Provided data
==================================================
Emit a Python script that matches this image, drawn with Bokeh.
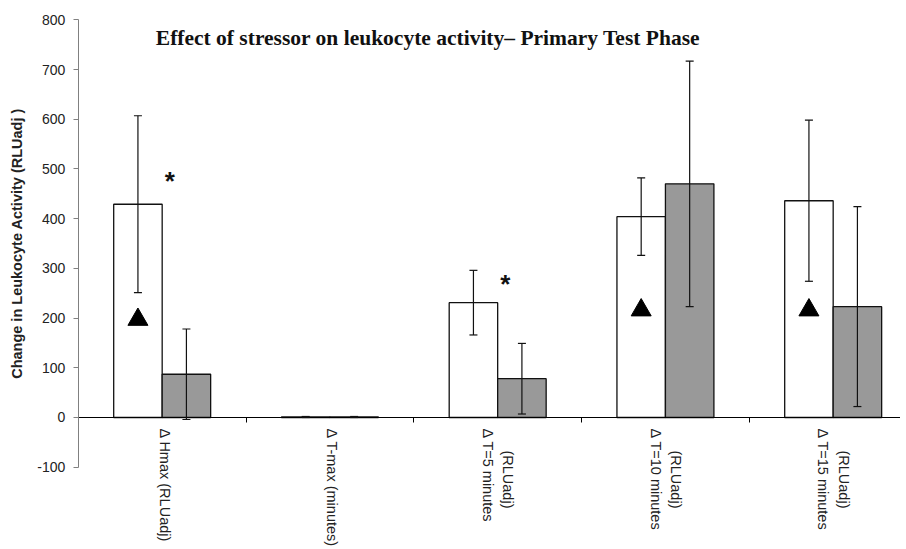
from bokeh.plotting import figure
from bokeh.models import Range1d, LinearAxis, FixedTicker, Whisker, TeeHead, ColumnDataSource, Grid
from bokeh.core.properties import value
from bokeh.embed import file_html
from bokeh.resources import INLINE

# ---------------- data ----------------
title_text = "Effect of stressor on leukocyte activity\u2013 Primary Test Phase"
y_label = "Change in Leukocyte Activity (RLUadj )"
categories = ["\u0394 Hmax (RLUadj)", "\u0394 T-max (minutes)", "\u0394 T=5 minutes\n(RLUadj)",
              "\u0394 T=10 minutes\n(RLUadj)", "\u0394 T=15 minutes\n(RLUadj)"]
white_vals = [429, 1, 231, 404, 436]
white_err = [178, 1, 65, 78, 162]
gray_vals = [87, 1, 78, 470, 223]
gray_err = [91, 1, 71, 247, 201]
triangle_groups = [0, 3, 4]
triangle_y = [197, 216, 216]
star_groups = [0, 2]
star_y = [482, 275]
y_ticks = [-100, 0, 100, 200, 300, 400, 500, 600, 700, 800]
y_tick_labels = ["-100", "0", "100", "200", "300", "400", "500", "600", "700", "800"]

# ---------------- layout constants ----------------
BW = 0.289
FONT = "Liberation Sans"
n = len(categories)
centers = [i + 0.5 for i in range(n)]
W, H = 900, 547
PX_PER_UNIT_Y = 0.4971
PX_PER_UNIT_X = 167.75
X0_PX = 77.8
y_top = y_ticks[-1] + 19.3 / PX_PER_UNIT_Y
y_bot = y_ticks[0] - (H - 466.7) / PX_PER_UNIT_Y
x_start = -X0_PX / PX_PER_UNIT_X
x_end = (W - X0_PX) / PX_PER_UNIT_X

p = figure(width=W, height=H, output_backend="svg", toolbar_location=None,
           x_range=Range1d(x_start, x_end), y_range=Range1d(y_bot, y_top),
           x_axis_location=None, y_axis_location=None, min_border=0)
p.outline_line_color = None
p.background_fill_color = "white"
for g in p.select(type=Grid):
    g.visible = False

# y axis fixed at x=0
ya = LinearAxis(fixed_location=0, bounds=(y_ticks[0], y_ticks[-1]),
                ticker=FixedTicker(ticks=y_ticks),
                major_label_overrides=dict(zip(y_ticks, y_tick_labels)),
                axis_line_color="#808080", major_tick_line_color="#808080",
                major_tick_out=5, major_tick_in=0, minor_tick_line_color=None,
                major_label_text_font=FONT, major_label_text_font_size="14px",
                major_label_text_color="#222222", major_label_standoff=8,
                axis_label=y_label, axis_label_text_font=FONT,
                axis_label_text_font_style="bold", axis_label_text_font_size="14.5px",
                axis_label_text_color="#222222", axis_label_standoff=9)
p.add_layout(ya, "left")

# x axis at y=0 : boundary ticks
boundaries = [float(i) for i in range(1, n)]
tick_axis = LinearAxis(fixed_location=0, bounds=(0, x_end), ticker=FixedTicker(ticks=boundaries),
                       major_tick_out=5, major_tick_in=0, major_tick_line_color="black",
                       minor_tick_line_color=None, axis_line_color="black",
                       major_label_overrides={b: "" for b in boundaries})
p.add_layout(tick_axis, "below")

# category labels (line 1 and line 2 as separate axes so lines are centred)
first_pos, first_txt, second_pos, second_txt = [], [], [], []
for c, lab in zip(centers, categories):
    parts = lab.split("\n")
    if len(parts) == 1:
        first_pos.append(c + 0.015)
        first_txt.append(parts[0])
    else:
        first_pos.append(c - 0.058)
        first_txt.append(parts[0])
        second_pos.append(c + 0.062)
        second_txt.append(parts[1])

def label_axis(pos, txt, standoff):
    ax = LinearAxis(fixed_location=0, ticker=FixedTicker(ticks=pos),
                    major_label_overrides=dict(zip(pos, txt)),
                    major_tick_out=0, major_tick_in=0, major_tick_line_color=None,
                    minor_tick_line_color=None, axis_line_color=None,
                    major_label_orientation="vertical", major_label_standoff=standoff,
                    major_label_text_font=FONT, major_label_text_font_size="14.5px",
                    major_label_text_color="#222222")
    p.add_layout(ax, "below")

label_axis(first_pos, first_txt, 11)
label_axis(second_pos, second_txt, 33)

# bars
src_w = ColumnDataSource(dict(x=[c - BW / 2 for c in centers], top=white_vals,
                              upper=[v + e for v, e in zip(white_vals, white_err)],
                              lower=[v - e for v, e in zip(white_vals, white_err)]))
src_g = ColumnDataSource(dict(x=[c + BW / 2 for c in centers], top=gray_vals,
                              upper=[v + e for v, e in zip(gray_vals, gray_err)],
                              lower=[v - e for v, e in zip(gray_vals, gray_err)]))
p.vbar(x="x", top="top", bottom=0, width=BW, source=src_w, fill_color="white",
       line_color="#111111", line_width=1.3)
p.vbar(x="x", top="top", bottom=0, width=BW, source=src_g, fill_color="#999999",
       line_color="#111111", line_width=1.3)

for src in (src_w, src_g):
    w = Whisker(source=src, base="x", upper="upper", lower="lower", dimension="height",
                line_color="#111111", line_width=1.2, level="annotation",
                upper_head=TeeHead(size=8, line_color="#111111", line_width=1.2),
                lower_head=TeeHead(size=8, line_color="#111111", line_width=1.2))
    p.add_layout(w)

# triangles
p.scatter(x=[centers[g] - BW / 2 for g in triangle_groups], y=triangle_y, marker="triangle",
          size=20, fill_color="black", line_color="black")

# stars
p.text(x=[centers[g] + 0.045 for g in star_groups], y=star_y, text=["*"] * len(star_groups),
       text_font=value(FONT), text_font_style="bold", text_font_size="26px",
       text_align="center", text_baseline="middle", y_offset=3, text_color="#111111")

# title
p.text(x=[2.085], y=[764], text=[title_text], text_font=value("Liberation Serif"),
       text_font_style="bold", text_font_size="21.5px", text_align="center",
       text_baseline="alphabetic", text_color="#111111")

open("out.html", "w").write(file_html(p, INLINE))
==================================================
Aim
Retype the listing exactly. Pictures do not belong in the copy.

Final answer
Emit a Python script that matches this image, drawn with Bokeh.
from bokeh.plotting import figure
from bokeh.models import Range1d, LinearAxis, FixedTicker, Whisker, TeeHead, ColumnDataSource, Grid
from bokeh.core.properties import value
from bokeh.embed import file_html
from bokeh.resources import INLINE

# ---------------- data ----------------
title_text = "Effect of stressor on leukocyte activity\u2013 Primary Test Phase"
y_label = "Change in Leukocyte Activity (RLUadj )"
categories = ["\u0394 Hmax (RLUadj)", "\u0394 T-max (minutes)", "\u0394 T=5 minutes\n(RLUadj)",
              "\u0394 T=10 minutes\n(RLUadj)", "\u0394 T=15 minutes\n(RLUadj)"]
white_vals = [429, 1, 231, 404, 436]
white_err = [178, 1, 65, 78, 162]
gray_vals = [87, 1, 78, 470, 223]
gray_err = [91, 1, 71, 247, 201]
triangle_groups = [0, 3, 4]
triangle_y = [197, 216, 216]
star_groups = [0, 2]
star_y = [482, 275]
y_ticks = [-100, 0, 100, 200, 300, 400, 500, 600, 700, 800]
y_tick_labels = ["-100", "0", "100", "200", "300", "400", "500", "600", "700", "800"]

# ---------------- layout constants ----------------
BW = 0.289
FONT = "Liberation Sans"
n = len(categories)
centers = [i + 0.5 for i in range(n)]
W, H = 900, 547
PX_PER_UNIT_Y = 0.4971
PX_PER_UNIT_X = 167.75
X0_PX = 77.8
y_top = y_ticks[-1] + 19.3 / PX_PER_UNIT_Y
y_bot = y_ticks[0] - (H - 466.7) / PX_PER_UNIT_Y
x_start = -X0_PX / PX_PER_UNIT_X
x_end = (W - X0_PX) / PX_PER_UNIT_X

p = figure(width=W, height=H, output_backend="svg", toolbar_location=None,
           x_range=Range1d(x_start, x_end), y_range=Range1d(y_bot, y_top),
           x_axis_location=None, y_axis_location=None, min_border=0)
p.outline_line_color = None
p.background_fill_color = "white"
for g in p.select(type=Grid):
    g.visible = False

# y axis fixed at x=0
ya = LinearAxis(fixed_location=0, bounds=(y_ticks[0], y_ticks[-1]),
                ticker=FixedTicker(ticks=y_ticks),
                major_label_overrides=dict(zip(y_ticks, y_tick_labels)),
                axis_line_color="#808080", major_tick_line_color="#808080",
                major_tick_out=5, major_tick_in=0, minor_tick_line_color=None,
                major_label_text_font=FONT, major_label_text_font_size="14px",
                major_label_text_color="#222222", major_label_standoff=8,
                axis_label=y_label, axis_label_text_font=FONT,
                axis_label_text_font_style="bold", axis_label_text_font_size="14.5px",
                axis_label_text_color="#222222", axis_label_standoff=9)
p.add_layout(ya, "left")

# x axis at y=0 : boundary ticks
boundaries = [float(i) for i in range(1, n)]
tick_axis = LinearAxis(fixed_location=0, bounds=(0, x_end), ticker=FixedTicker(ticks=boundaries),
                       major_tick_out=5, major_tick_in=0, major_tick_line_color="black",
                       minor_tick_line_color=None, axis_line_color="black",
                       major_label_overrides={b: "" for b in boundaries})
p.add_layout(tick_axis, "below")

# category labels (line 1 and line 2 as separate axes so lines are centred)
first_pos, first_txt, second_pos, second_txt = [], [], [], []
for c, lab in zip(centers, categories):
    parts = lab.split("\n")
    if len(parts) == 1:
        first_pos.append(c + 0.015)
        first_txt.append(parts[0])
    else:
        first_pos.append(c - 0.058)
        first_txt.append(parts[0])
        second_pos.append(c + 0.062)
        second_txt.append(parts[1])

def label_axis(pos, txt, standoff):
    ax = LinearAxis(fixed_location=0, ticker=FixedTicker(ticks=pos),
                    major_label_overrides=dict(zip(pos, txt)),
                    major_tick_out=0, major_tick_in=0, major_tick_line_color=None,
                    minor_tick_line_color=None, axis_line_color=None,
                    major_label_orientation="vertical", major_label_standoff=standoff,
                    major_label_text_font=FONT, major_label_text_font_size="14.5px",
                    major_label_text_color="#222222")
    p.add_layout(ax, "below")

label_axis(first_pos, first_txt, 11)
label_axis(second_pos, second_txt, 33)

# bars
src_w = ColumnDataSource(dict(x=[c - BW / 2 for c in centers], top=white_vals,
                              upper=[v + e for v, e in zip(white_vals, white_err)],
                              lower=[v - e for v, e in zip(white_vals, white_err)]))
src_g = ColumnDataSource(dict(x=[c + BW / 2 for c in centers], top=gray_vals,
                              upper=[v + e for v, e in zip(gray_vals, gray_err)],
                              lower=[v - e for v, e in zip(gray_vals, gray_err)]))
p.vbar(x="x", top="top", bottom=0, width=BW, source=src_w, fill_color="white",
       line_color="#111111", line_width=1.3)
p.vbar(x="x", top="top", bottom=0, width=BW, source=src_g, fill_color="#999999",
       line_color="#111111", line_width=1.3)

for src in (src_w, src_g):
    w = Whisker(source=src, base="x", upper="upper", lower="lower", dimension="height",
                line_color="#111111", line_width=1.2, level="annotation",
                upper_head=TeeHead(size=8, line_color="#111111", line_width=1.2),
                lower_head=TeeHead(size=8, line_color="#111111", line_width=1.2))
    p.add_layout(w)

# triangles
p.scatter(x=[centers[g] - BW / 2 for g in triangle_groups], y=triangle_y, marker="triangle",
          size=20, fill_color="black", line_color="black")

# stars
p.text(x=[centers[g] + 0.045 for g in star_groups], y=star_y, text=["*"] * len(star_groups),
       text_font=value(FONT), text_font_style="bold", text_font_size="26px",
       text_align="center", text_baseline="middle", y_offset=3, text_color="#111111")

# title
p.text(x=[2.085], y=[764], text=[title_text], text_font=value("Liberation Serif"),
       text_font_style="bold", text_font_size="21.5px", text_align="center",
       text_baseline="alphabetic", text_color="#111111")

open("out.html", "w").write(file_html(p, INLINE))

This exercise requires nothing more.